The SEC investigation may ratchet up pressure on Terraform and its Chief Executive Officer Do Kwon, which are already facing scrutiny from the regulator for offering another crypto project known as the Mirror Protocol, which lets people to trade digital assets that track the price of US stocks. Neither Terraform nor Kwon has been accused of any wrongdoing related to UST.

The SEC declined to comment. Terraform Labs, which is based in Singapore, said in a statement that it wasn’t aware of an SEC investigation into UST. “We are not aware of any SEC probes into TerraUSD at this time – we’ve received no such communication from the SEC and are aware of no new investigation outside of that involving Mirror Protocol,” Kwon said in a separate statement.

The Terra Luna stablecoin logo on a smartphone arranged in the Brooklyn borough of New York, US, on Monday, May 16, 2022. The collapse of the Terra ecosystem, and the tokens Luna and UST, will go down as one of the most painful and devastating chapters in crypto history.

Stablecoins play a critical role in crypto because their relatively steady value can provide a safe haven for many investors in the highly volatile market. Unlike others that purport to be backed by cash and similar assets to maintain their peg, UST used algorithms and trader incentives to maintain its price.
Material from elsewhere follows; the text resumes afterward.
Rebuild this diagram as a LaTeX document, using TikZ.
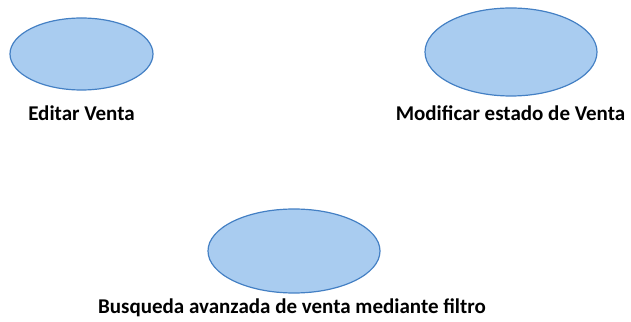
\documentclass[tikz,border=0pt]{standalone}
\usepackage{fontspec}
\setmainfont{Carlito}
\usetikzlibrary{shapes.geometric}
\definecolor{ucfill}{RGB}{169,204,240}
\definecolor{ucdraw}{RGB}{68,128,196}
\begin{document}
\begin{tikzpicture}[x=1pt,y=1pt,
  usecase/.style={ellipse,draw=ucdraw,fill=ucfill,line width=1.2pt,inner sep=0pt},
  lbl/.style={font=\bfseries\fontsize{21}{24}\selectfont,inner sep=0pt,anchor=center}]
\useasboundingbox (0,0) rectangle (631,321);
\node[usecase,minimum width=143,minimum height=72] (u1) at (81.5,267) {};
\node[lbl] (t1) at (81.5,208) {Editar Venta};
\node[usecase,minimum width=172,minimum height=88] (u2) at (511,269) {};
\node[lbl] (t2) at (510.5,208) {Modificar estado de Venta};
\node[usecase,minimum width=172,minimum height=84] (u3) at (294,70) {};
\node[lbl] (t3) at (292,13) {Busqueda avanzada de venta mediante filtro};
\end{tikzpicture}
\end{document}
Under the mechanism, every time a UST token was created, a dollar’s worth of Luna — the value of which was determined by the market — was destroyed, or vice versa. If the price dropped below $1, traders were motivated to swap UST for Luna, which would decrease the amount of the former in circulation and drive up its price. A computer program would work in tandem to do the same. The opposite occurred if UST’s value rose above $1.